[Direction] Only the lines from the line containing "Generate a web" through the line containing "y = d3.scaleLinear().domain([0,25]).range([m.bottom, m.top]);" should be reproduced, please, with no pictures.

:::::

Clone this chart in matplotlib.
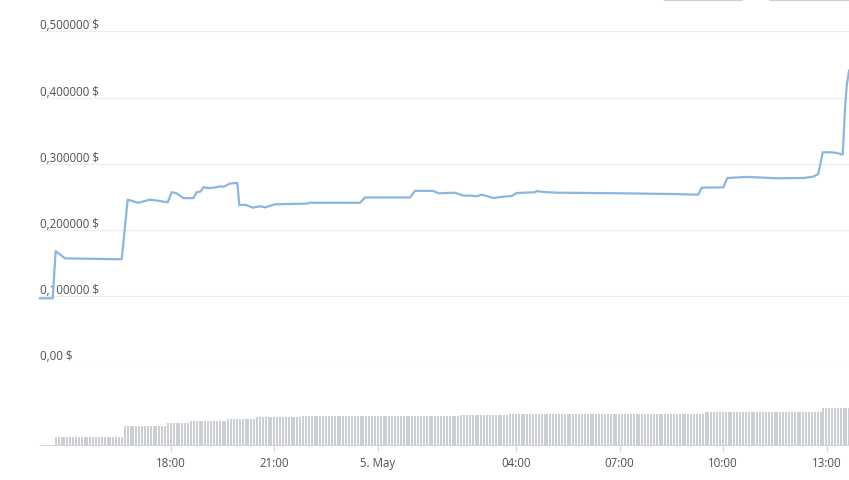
import numpy as np
import matplotlib
matplotlib.use("Agg")
import matplotlib.pyplot as plt
from matplotlib import transforms
from matplotlib.lines import Line2D

# ore dal 4 maggio 00:00 (24 = mezzanotte del 5 maggio)
ore = [14.203, 14.571, 14.658, 14.928, 16.571, 16.745, 17.052, 17.391, 17.632, 17.904,
       18.020, 18.165, 18.357, 18.646, 18.745, 18.861, 18.936, 19.130, 19.470, 19.516,
       19.710, 19.922, 19.980, 20.174, 20.368, 20.580, 20.725, 21.014, 21.933, 22.029,
       23.478, 23.623, 24.928, 25.072, 25.603, 25.748, 26.232, 26.472, 26.716, 26.861,
       27.006, 27.342, 27.632, 27.875, 28.020, 28.551, 28.600, 28.791, 29.180, 31.014,
       32.559, 33.284, 33.383, 34.009, 34.125, 34.687, 35.557, 36.328, 36.617, 36.762,
       36.890, 37.151, 37.296, 37.470, 37.536, 37.586, 37.652]
prezzo = [0.0967, 0.0967, 0.1680, 0.1570, 0.1556, 0.2456, 0.2410, 0.2456, 0.2440, 0.2417,
          0.2570, 0.2553, 0.2480, 0.2480, 0.2570, 0.2580, 0.2643, 0.2630, 0.2660, 0.2650,
          0.2700, 0.2710, 0.2377, 0.2377, 0.2336, 0.2357, 0.2340, 0.2387, 0.2397, 0.2410,
          0.2410, 0.2490, 0.2490, 0.2590, 0.2588, 0.2553, 0.2562, 0.2517, 0.2517, 0.2508,
          0.2532, 0.2482, 0.2502, 0.2512, 0.2557, 0.2568, 0.2588, 0.2573, 0.2562, 0.2553,
          0.2542, 0.2532, 0.2638, 0.2643, 0.2784, 0.2800, 0.2780, 0.2784, 0.2804, 0.2845,
          0.3172, 0.3172, 0.3162, 0.3137, 0.3827, 0.4180, 0.4405]

# volume a barre da 5 minuti: livelli e numero di barre per livello
vol_livelli = [0, 8, 19, 22, 24, 26, 28, 29, 30, 31, 33, 37, 46]
vol_barre = [5, 24, 15, 8, 13, 10, 16, 55, 17, 68, 41, 10, 2]
vol_inizio = 14.203

y_ticks = [0.0, 0.1, 0.2, 0.3, 0.4, 0.5]
y_labels = ["0,00 $", "0,100000 $", "0,200000 $", "0,300000 $", "0,400000 $", "0,500000 $"]
x_ticks = [18, 21, 24, 28, 31, 34, 37]
x_labels = ["18:00", "21:00", "5. May", "04:00", "07:00", "10:00", "13:00"]

W, H = 849, 481
fig = plt.figure(figsize=(W / 100, H / 100), dpi=100)
plt.rcParams['font.family'] = ['Open Sans', 'DejaVu Sans']

x0, x1 = 40, 849
ax = fig.add_axes([x0 / W, (H - 363.3) / H, (x1 - x0) / W, 331 / H])
ax.set_xlim(ore[0], ore[-1])
ax.set_ylim(0, 0.5)
ax.axis("off")
for v, lab in zip(y_ticks, y_labels):
    ax.axhline(v, color="#ececec", lw=0.8, zorder=0)
    tr = transforms.offset_copy(ax.get_yaxis_transform(), fig=fig, x=0, y=0, units="dots")
    ax.text(0, v, lab, transform=tr, ha="left", va="bottom", fontsize=8.3, color="#505050")
ax.plot(ore, prezzo, color="#8ab7e0", lw=1.6, solid_joinstyle="round", zorder=3, clip_on=False)

# pannello volume
axv = fig.add_axes([x0 / W, (H - 446) / H, (x1 - x0) / W, 65 / H])
vol = np.repeat(vol_livelli, vol_barre)
passo = 1 / 12
t_barre = vol_inizio + passo * (np.arange(len(vol)) + 0.5)
axv.bar(t_barre, vol, width=passo * 0.7, color="#cbcfd4", linewidth=0)
axv.set_xlim(ore[0], ore[-1])
axv.set_ylim(0, 65)
for s in ["top", "right", "left"]:
    axv.spines[s].set_visible(False)
axv.spines["bottom"].set_color("#d6d6d6")
axv.spines["bottom"].set_linewidth(0.8)
axv.set_yticks([])
axv.set_xticks(x_ticks)
axv.set_xticklabels(x_labels)
axv.tick_params(axis="x", length=5, width=0.8, color="#d0d8e8", labelsize=8.3,
                labelcolor="#505050", pad=3)

# bordi dei pulsanti tagliati in alto a destra
fig.add_artist(Line2D([665 / W, 742 / W], [1 - 1 / H, 1 - 1 / H], color="#cccccc", lw=1.5))
fig.add_artist(Line2D([770 / W, 849 / W], [1 - 1 / H, 1 - 1 / H], color="#cccccc", lw=1.5))

fig.savefig("out.png", dpi=100)
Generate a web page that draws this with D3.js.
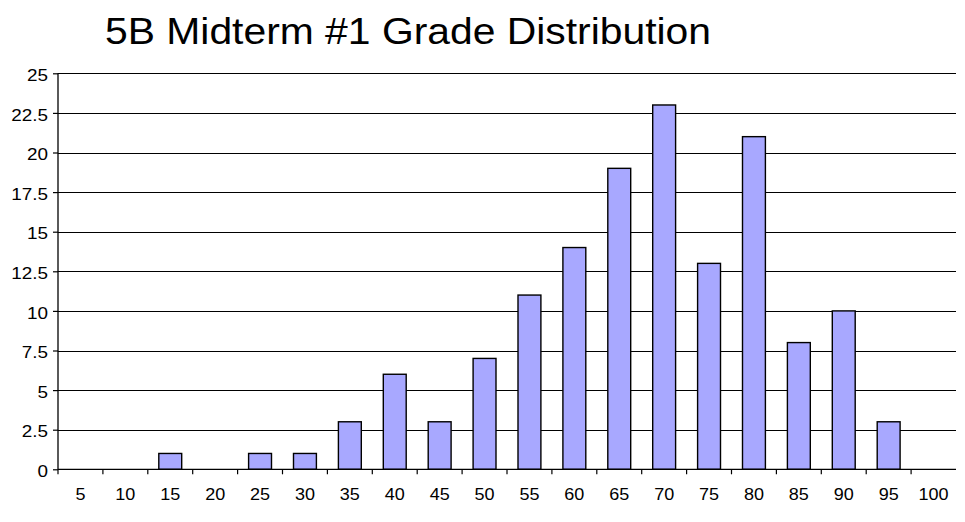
<!DOCTYPE html>
<html><head><meta charset="utf-8">
<script src="https://cdn.jsdelivr.net/npm/d3@7"></script>
<style>body{margin:0;background:#fff}svg{display:block}text{font-family:"Liberation Sans",Arial,sans-serif}</style>
</head><body>
<svg id="c" width="965" height="522"></svg>
<script>
const title = "5B Midterm #1 Grade Distribution";
const categories = ["5","10","15","20","25","30","35","40","45","50","55","60","65","70","75","80","85","90","95","100"];
const counts = [0,0,1,0,1,1,3,6,3,7,11,14,19,23,13,21,8,10,3,0];
const yTicks = [0,2.5,5,7.5,10,12.5,15,17.5,20,22.5,25];

const svg = d3.select("#c");
const m = {left:58, right:956, top:73.3, bottom:469.3};
const x = d3.scaleBand().domain(categories).range([m.left, m.right]).paddingInner(0.49).paddingOuter(0.245);
const xb = d3.scaleBand().domain(categories).range([m.left, m.right]);
const y = d3.scaleLinear().domain([0,25]).range([m.bottom, m.top]);

function stretch(sel, k){
  sel.each(function(){
    const w = this.getComputedTextLength();
    d3.select(this).attr("textLength", w*k).attr("lengthAdjust","spacingAndGlyphs");
  });
}

const t = svg.append("text").attr("x",105).attr("y",44.3).attr("font-size",36).attr("fill","#000").text(title);
t.attr("textLength",606).attr("lengthAdjust","spacingAndGlyphs");

// gridlines
svg.append("g").selectAll("line").data(yTicks.filter(d=>d>0)).join("line")
  .attr("x1",m.left).attr("x2",m.right).attr("y1",d=>Math.round(y(d))+0.5).attr("y2",d=>Math.round(y(d))+0.5)
  .attr("stroke","#000").attr("stroke-width",1.2);

// bars
svg.append("g").selectAll("rect").data(categories.map((c,i)=>({c,v:counts[i]})).filter(d=>d.v>0)).join("rect")
  .attr("x",d=>x(d.c)).attr("width",x.bandwidth())
  .attr("y",d=>y(d.v)).attr("height",d=>y(0)-y(d.v))
  .attr("fill","#a8a8ff").attr("stroke","#000").attr("stroke-width",1.4);

// y axis
const ya = svg.append("g").attr("transform",`translate(${m.left},0)`)
  .call(d3.axisLeft(y).tickValues(yTicks).tickFormat(d=>String(d)).tickSize(5).tickPadding(5));
ya.select(".domain").attr("stroke","#000").attr("stroke-width",1.3).attr("d",`M0,${m.top}V${m.bottom}`);
ya.selectAll(".tick line").attr("stroke","#000").attr("stroke-width",1.2);
ya.selectAll("text").attr("font-size",16).attr("dy","0.45em").attr("font-family","Liberation Sans, Arial, sans-serif").attr("fill","#000");
stretch(ya.selectAll("text"), 1.18);

// x axis
const xa = svg.append("g").attr("transform",`translate(0,${m.bottom})`)
  .call(d3.axisBottom(xb).tickSize(0).tickPadding(19));
xa.select(".domain").attr("stroke","#000").attr("stroke-width",1.3).attr("d",`M${m.left},0H${m.right}`);
xa.selectAll("text").attr("font-size",17).attr("font-family","Liberation Sans, Arial, sans-serif").attr("fill","#000");
stretch(xa.selectAll("text"), 1.06);
// tick marks between categories
svg.append("g").selectAll("line").data(categories).join("line")
  .attr("x1",d=>xb(d)).attr("x2",d=>xb(d)).attr("y1",m.bottom).attr("y2",m.bottom+5)
  .attr("stroke","#000").attr("stroke-width",1.2);
</script>
</body></html>
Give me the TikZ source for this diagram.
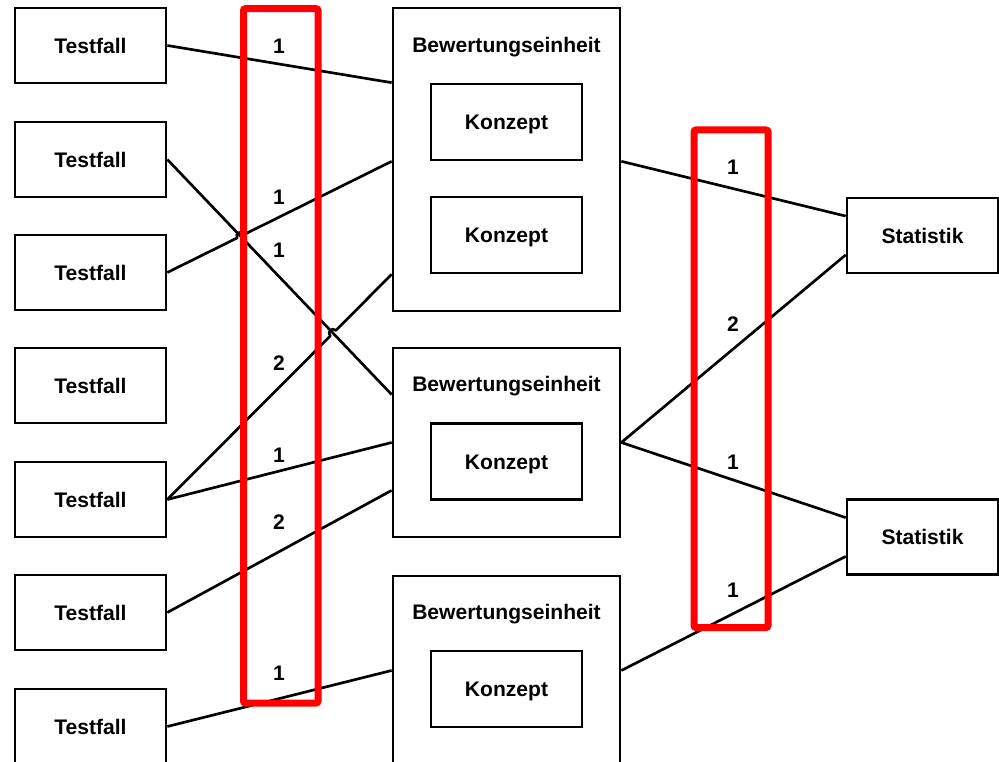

:::::

[Output of the task]
Generate a web page that draws this with D3.js.
<!DOCTYPE html>
<html><head><meta charset="utf-8">
<script src="https://cdn.jsdelivr.net/npm/d3@7"></script>
<style>body{margin:0;background:#fff}svg{display:block}text{font-family:"Liberation Sans",Arial,sans-serif}</style>
</head><body>
<svg id="c" width="965" height="522"></svg>
<script>
const title = "5B Midterm #1 Grade Distribution";
const categories = ["5","10","15","20","25","30","35","40","45","50","55","60","65","70","75","80","85","90","95","100"];
const counts = [0,0,1,0,1,1,3,6,3,7,11,14,19,23,13,21,8,10,3,0];
const yTicks = [0,2.5,5,7.5,10,12.5,15,17.5,20,22.5,25];

const svg = d3.select("#c");
const m = {left:58, right:956, top:73.3, bottom:469.3};
const x = d3.scaleBand().domain(categories).range([m.left, m.right]).paddingInner(0.49).paddingOuter(0.245);
const xb = d3.scaleBand().domain(categories).range([m.left, m.right]);
const y = d3.scaleLinear().domain([0,25]).range([m.bottom, m.top]);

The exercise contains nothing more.